▶ [Prompt] Print each line exactly as it is given.

# Raw data start

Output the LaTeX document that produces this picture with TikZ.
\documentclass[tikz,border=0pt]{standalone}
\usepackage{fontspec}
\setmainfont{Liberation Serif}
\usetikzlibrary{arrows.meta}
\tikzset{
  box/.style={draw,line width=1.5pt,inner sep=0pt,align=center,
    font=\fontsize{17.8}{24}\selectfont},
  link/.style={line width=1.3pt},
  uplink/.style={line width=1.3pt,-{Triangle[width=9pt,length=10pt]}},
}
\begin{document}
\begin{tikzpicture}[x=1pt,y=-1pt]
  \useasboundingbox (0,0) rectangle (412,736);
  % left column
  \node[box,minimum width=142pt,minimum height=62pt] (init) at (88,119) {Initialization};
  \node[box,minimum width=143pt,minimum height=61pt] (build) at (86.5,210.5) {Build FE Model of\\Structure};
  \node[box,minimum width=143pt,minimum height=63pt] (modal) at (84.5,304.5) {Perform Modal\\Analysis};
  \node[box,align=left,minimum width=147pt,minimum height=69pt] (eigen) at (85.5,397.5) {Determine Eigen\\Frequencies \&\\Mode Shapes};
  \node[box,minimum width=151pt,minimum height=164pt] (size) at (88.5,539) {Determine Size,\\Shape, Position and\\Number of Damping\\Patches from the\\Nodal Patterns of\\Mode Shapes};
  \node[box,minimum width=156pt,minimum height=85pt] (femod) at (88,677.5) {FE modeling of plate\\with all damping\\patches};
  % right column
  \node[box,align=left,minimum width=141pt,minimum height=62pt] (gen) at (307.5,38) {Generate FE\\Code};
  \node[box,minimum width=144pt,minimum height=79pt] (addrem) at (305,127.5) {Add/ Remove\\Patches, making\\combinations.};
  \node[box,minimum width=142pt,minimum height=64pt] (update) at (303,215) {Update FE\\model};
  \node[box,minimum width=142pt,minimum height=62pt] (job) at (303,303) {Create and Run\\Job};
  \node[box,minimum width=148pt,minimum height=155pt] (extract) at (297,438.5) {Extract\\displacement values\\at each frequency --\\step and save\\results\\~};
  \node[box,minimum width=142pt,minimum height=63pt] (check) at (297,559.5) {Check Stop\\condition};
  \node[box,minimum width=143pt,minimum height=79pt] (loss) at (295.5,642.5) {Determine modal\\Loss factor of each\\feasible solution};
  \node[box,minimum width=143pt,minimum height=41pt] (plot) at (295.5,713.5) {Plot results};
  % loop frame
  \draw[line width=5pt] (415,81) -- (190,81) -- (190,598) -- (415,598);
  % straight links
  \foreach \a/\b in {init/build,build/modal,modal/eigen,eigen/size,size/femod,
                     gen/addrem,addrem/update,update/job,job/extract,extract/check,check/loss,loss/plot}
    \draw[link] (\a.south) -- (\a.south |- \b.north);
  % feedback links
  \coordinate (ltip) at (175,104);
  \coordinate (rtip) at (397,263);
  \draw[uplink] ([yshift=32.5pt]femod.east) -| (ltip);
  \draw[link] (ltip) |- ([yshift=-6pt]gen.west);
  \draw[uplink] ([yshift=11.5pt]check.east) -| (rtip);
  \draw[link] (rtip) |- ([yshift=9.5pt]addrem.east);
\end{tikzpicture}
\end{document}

# Raw data end

▶ [Exercise answer]
Output the LaTeX document that produces this picture with TikZ.
\documentclass[tikz,border=0pt]{standalone}
\usepackage{fontspec}
\setmainfont{Liberation Serif}
\usetikzlibrary{arrows.meta}
\tikzset{
  box/.style={draw,line width=1.5pt,inner sep=0pt,align=center,
    font=\fontsize{17.8}{24}\selectfont},
  link/.style={line width=1.3pt},
  uplink/.style={line width=1.3pt,-{Triangle[width=9pt,length=10pt]}},
}
\begin{document}
\begin{tikzpicture}[x=1pt,y=-1pt]
  \useasboundingbox (0,0) rectangle (412,736);
  % left column
  \node[box,minimum width=142pt,minimum height=62pt] (init) at (88,119) {Initialization};
  \node[box,minimum width=143pt,minimum height=61pt] (build) at (86.5,210.5) {Build FE Model of\\Structure};
  \node[box,minimum width=143pt,minimum height=63pt] (modal) at (84.5,304.5) {Perform Modal\\Analysis};
  \node[box,align=left,minimum width=147pt,minimum height=69pt] (eigen) at (85.5,397.5) {Determine Eigen\\Frequencies \&\\Mode Shapes};
  \node[box,minimum width=151pt,minimum height=164pt] (size) at (88.5,539) {Determine Size,\\Shape, Position and\\Number of Damping\\Patches from the\\Nodal Patterns of\\Mode Shapes};
  \node[box,minimum width=156pt,minimum height=85pt] (femod) at (88,677.5) {FE modeling of plate\\with all damping\\patches};
  % right column
  \node[box,align=left,minimum width=141pt,minimum height=62pt] (gen) at (307.5,38) {Generate FE\\Code};
  \node[box,minimum width=144pt,minimum height=79pt] (addrem) at (305,127.5) {Add/ Remove\\Patches, making\\combinations.};
  \node[box,minimum width=142pt,minimum height=64pt] (update) at (303,215) {Update FE\\model};
  \node[box,minimum width=142pt,minimum height=62pt] (job) at (303,303) {Create and Run\\Job};
  \node[box,minimum width=148pt,minimum height=155pt] (extract) at (297,438.5) {Extract\\displacement values\\at each frequency --\\step and save\\results\\~};
  \node[box,minimum width=142pt,minimum height=63pt] (check) at (297,559.5) {Check Stop\\condition};
  \node[box,minimum width=143pt,minimum height=79pt] (loss) at (295.5,642.5) {Determine modal\\Loss factor of each\\feasible solution};
  \node[box,minimum width=143pt,minimum height=41pt] (plot) at (295.5,713.5) {Plot results};
  % loop frame
  \draw[line width=5pt] (415,81) -- (190,81) -- (190,598) -- (415,598);
  % straight links
  \foreach \a/\b in {init/build,build/modal,modal/eigen,eigen/size,size/femod,
                     gen/addrem,addrem/update,update/job,job/extract,extract/check,check/loss,loss/plot}
    \draw[link] (\a.south) -- (\a.south |- \b.north);
  % feedback links
  \coordinate (ltip) at (175,104);
  \coordinate (rtip) at (397,263);
  \draw[uplink] ([yshift=32.5pt]femod.east) -| (ltip);
  \draw[link] (ltip) |- ([yshift=-6pt]gen.west);
  \draw[uplink] ([yshift=11.5pt]check.east) -| (rtip);
  \draw[link] (rtip) |- ([yshift=9.5pt]addrem.east);
\end{tikzpicture}
\end{document}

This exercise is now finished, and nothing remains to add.